**Directions**
Without the pictures, repeat the listing character for character.

**Data in this exercise**
──────
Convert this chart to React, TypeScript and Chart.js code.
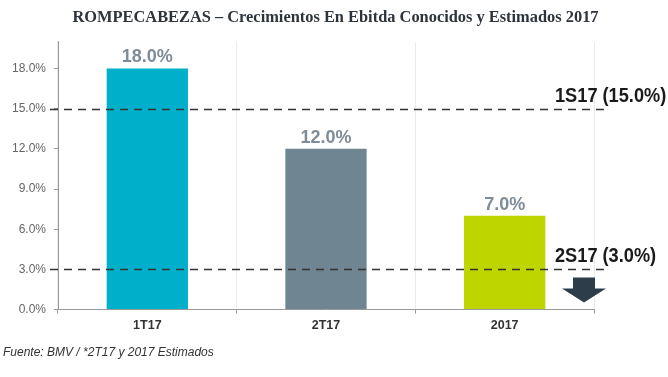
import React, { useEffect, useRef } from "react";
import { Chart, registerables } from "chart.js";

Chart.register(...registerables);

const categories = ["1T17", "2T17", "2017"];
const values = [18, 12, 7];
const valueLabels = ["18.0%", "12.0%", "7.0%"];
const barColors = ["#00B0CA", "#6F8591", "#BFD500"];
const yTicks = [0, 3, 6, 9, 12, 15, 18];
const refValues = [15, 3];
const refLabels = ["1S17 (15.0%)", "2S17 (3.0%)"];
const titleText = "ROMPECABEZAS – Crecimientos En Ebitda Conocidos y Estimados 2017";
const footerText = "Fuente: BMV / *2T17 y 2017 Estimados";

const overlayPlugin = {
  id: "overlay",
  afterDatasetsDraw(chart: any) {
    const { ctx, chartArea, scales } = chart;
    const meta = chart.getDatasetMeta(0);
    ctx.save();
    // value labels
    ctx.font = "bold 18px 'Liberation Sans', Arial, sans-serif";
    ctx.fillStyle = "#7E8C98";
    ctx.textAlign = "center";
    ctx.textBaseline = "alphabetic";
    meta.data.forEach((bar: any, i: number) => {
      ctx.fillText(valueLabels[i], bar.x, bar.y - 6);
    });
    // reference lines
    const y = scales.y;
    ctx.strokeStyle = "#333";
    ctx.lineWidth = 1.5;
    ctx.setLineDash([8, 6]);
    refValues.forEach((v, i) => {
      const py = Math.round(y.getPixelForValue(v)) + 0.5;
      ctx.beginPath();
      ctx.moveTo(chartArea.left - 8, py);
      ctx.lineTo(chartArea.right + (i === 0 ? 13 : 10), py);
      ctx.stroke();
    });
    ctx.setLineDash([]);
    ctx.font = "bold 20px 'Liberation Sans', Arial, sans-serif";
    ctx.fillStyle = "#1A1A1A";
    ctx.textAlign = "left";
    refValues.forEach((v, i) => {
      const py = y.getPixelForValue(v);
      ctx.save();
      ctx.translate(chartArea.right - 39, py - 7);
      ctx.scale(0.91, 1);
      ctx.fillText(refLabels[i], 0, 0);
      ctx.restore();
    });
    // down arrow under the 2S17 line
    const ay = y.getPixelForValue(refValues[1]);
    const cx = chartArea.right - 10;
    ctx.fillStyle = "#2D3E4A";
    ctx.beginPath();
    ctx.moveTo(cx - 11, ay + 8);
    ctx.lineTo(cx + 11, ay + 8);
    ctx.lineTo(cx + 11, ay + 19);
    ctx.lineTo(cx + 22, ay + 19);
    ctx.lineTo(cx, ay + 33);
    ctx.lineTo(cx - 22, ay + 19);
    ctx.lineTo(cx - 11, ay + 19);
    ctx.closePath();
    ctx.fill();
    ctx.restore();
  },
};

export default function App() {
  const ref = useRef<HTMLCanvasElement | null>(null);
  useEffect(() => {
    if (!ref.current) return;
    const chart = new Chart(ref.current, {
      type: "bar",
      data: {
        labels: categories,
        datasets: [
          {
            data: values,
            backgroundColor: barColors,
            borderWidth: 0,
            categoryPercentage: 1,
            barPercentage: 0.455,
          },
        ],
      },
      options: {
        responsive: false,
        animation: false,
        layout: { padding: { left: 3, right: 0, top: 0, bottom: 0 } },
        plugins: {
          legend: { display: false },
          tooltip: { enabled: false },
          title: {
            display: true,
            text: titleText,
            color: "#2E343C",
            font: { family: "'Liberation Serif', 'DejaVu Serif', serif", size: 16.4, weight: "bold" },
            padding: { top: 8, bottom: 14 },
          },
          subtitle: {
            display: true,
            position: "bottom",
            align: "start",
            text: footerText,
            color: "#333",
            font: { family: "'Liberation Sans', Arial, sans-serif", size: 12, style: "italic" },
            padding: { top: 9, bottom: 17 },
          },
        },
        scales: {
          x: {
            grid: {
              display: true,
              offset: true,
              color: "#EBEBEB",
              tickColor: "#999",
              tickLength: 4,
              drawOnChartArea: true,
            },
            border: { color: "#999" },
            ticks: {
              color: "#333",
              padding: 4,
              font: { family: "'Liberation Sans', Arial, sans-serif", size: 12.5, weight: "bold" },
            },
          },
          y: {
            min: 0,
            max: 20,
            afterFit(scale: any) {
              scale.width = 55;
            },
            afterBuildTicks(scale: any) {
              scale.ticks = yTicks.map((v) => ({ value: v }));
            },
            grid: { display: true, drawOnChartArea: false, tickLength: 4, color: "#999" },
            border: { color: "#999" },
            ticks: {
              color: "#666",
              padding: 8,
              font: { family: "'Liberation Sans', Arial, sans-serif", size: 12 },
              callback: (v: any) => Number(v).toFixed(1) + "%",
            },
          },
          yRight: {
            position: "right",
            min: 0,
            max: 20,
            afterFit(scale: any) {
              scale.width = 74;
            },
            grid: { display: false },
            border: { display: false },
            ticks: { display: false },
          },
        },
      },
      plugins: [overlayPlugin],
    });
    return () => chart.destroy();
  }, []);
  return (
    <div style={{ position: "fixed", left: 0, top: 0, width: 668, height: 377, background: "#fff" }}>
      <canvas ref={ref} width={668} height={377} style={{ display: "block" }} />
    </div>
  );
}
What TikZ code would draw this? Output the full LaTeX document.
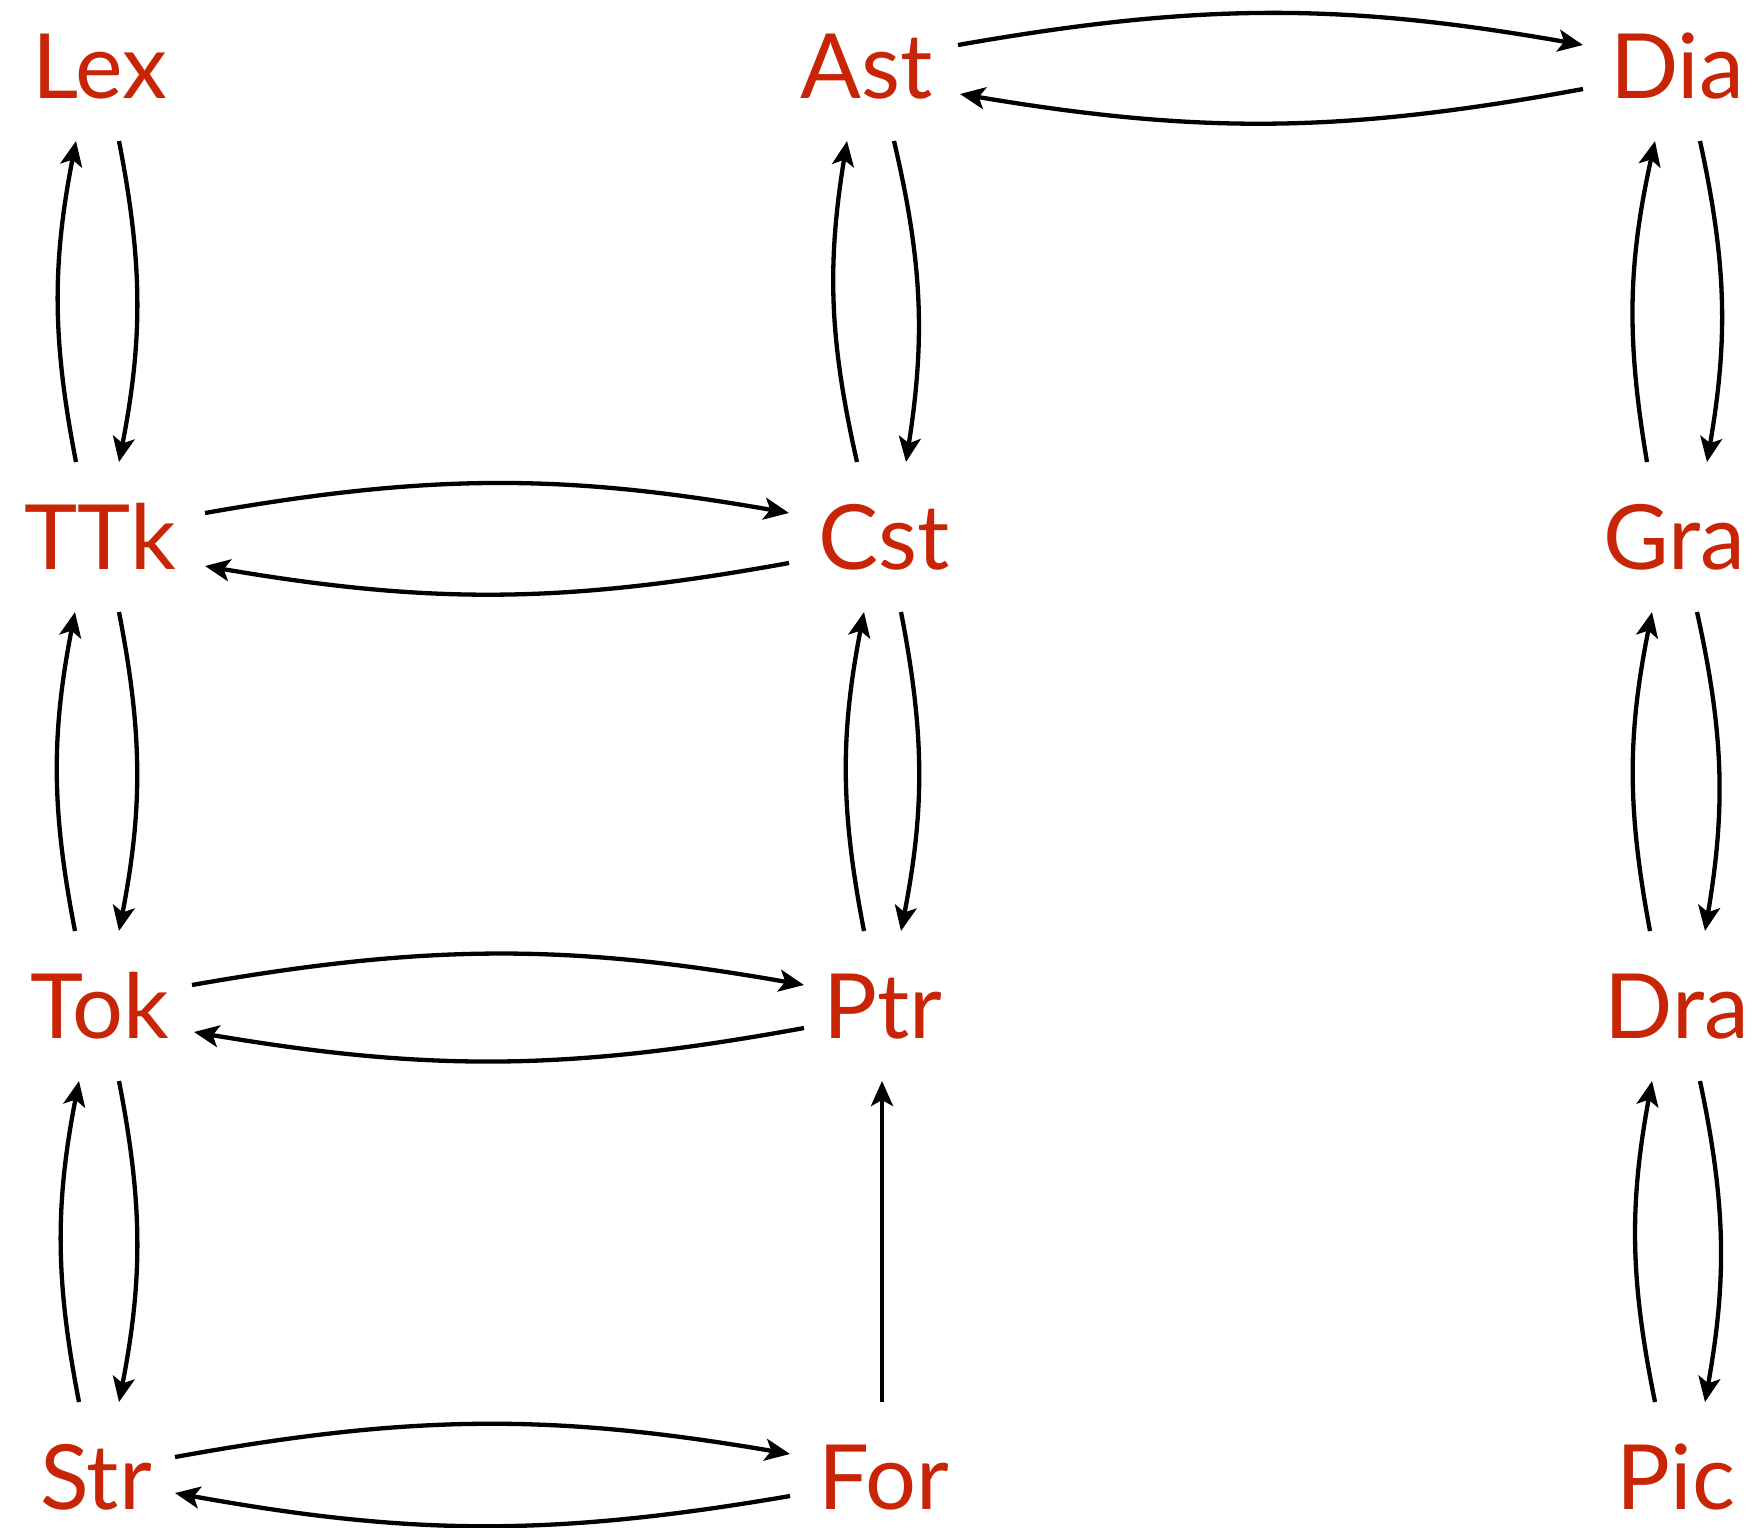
──────
**Task response**
Convert this chart to React, TypeScript and Chart.js code.
import React, { useEffect, useRef } from "react";
import { Chart, registerables } from "chart.js";

Chart.register(...registerables);

const categories = ["1T17", "2T17", "2017"];
const values = [18, 12, 7];
const valueLabels = ["18.0%", "12.0%", "7.0%"];
const barColors = ["#00B0CA", "#6F8591", "#BFD500"];
const yTicks = [0, 3, 6, 9, 12, 15, 18];
const refValues = [15, 3];
const refLabels = ["1S17 (15.0%)", "2S17 (3.0%)"];
const titleText = "ROMPECABEZAS – Crecimientos En Ebitda Conocidos y Estimados 2017";
const footerText = "Fuente: BMV / *2T17 y 2017 Estimados";

const overlayPlugin = {
  id: "overlay",
  afterDatasetsDraw(chart: any) {
    const { ctx, chartArea, scales } = chart;
    const meta = chart.getDatasetMeta(0);
    ctx.save();
    // value labels
    ctx.font = "bold 18px 'Liberation Sans', Arial, sans-serif";
    ctx.fillStyle = "#7E8C98";
    ctx.textAlign = "center";
    ctx.textBaseline = "alphabetic";
    meta.data.forEach((bar: any, i: number) => {
      ctx.fillText(valueLabels[i], bar.x, bar.y - 6);
    });
    // reference lines
    const y = scales.y;
    ctx.strokeStyle = "#333";
    ctx.lineWidth = 1.5;
    ctx.setLineDash([8, 6]);
    refValues.forEach((v, i) => {
      const py = Math.round(y.getPixelForValue(v)) + 0.5;
      ctx.beginPath();
      ctx.moveTo(chartArea.left - 8, py);
      ctx.lineTo(chartArea.right + (i === 0 ? 13 : 10), py);
      ctx.stroke();
    });
    ctx.setLineDash([]);
    ctx.font = "bold 20px 'Liberation Sans', Arial, sans-serif";
    ctx.fillStyle = "#1A1A1A";
    ctx.textAlign = "left";
    refValues.forEach((v, i) => {
      const py = y.getPixelForValue(v);
      ctx.save();
      ctx.translate(chartArea.right - 39, py - 7);
      ctx.scale(0.91, 1);
      ctx.fillText(refLabels[i], 0, 0);
      ctx.restore();
    });
    // down arrow under the 2S17 line
    const ay = y.getPixelForValue(refValues[1]);
    const cx = chartArea.right - 10;
    ctx.fillStyle = "#2D3E4A";
    ctx.beginPath();
    ctx.moveTo(cx - 11, ay + 8);
    ctx.lineTo(cx + 11, ay + 8);
    ctx.lineTo(cx + 11, ay + 19);
    ctx.lineTo(cx + 22, ay + 19);
    ctx.lineTo(cx, ay + 33);
    ctx.lineTo(cx - 22, ay + 19);
    ctx.lineTo(cx - 11, ay + 19);
    ctx.closePath();
    ctx.fill();
    ctx.restore();
  },
};

export default function App() {
  const ref = useRef<HTMLCanvasElement | null>(null);
  useEffect(() => {
    if (!ref.current) return;
    const chart = new Chart(ref.current, {
      type: "bar",
      data: {
        labels: categories,
        datasets: [
          {
            data: values,
            backgroundColor: barColors,
            borderWidth: 0,
            categoryPercentage: 1,
            barPercentage: 0.455,
          },
        ],
      },
      options: {
        responsive: false,
        animation: false,
        layout: { padding: { left: 3, right: 0, top: 0, bottom: 0 } },
        plugins: {
          legend: { display: false },
          tooltip: { enabled: false },
          title: {
            display: true,
            text: titleText,
            color: "#2E343C",
            font: { family: "'Liberation Serif', 'DejaVu Serif', serif", size: 16.4, weight: "bold" },
            padding: { top: 8, bottom: 14 },
          },
          subtitle: {
            display: true,
            position: "bottom",
            align: "start",
            text: footerText,
            color: "#333",
            font: { family: "'Liberation Sans', Arial, sans-serif", size: 12, style: "italic" },
            padding: { top: 9, bottom: 17 },
          },
        },
        scales: {
          x: {
            grid: {
              display: true,
              offset: true,
              color: "#EBEBEB",
              tickColor: "#999",
              tickLength: 4,
              drawOnChartArea: true,
            },
            border: { color: "#999" },
            ticks: {
              color: "#333",
              padding: 4,
              font: { family: "'Liberation Sans', Arial, sans-serif", size: 12.5, weight: "bold" },
            },
          },
          y: {
            min: 0,
            max: 20,
            afterFit(scale: any) {
              scale.width = 55;
            },
            afterBuildTicks(scale: any) {
              scale.ticks = yTicks.map((v) => ({ value: v }));
            },
            grid: { display: true, drawOnChartArea: false, tickLength: 4, color: "#999" },
            border: { color: "#999" },
            ticks: {
              color: "#666",
              padding: 8,
              font: { family: "'Liberation Sans', Arial, sans-serif", size: 12 },
              callback: (v: any) => Number(v).toFixed(1) + "%",
            },
          },
          yRight: {
            position: "right",
            min: 0,
            max: 20,
            afterFit(scale: any) {
              scale.width = 74;
            },
            grid: { display: false },
            border: { display: false },
            ticks: { display: false },
          },
        },
      },
      plugins: [overlayPlugin],
    });
    return () => chart.destroy();
  }, []);
  return (
    <div style={{ position: "fixed", left: 0, top: 0, width: 668, height: 377, background: "#fff" }}>
      <canvas ref={ref} width={668} height={377} style={{ display: "block" }} />
    </div>
  );
}
What TikZ code would draw this? Output the full LaTeX document.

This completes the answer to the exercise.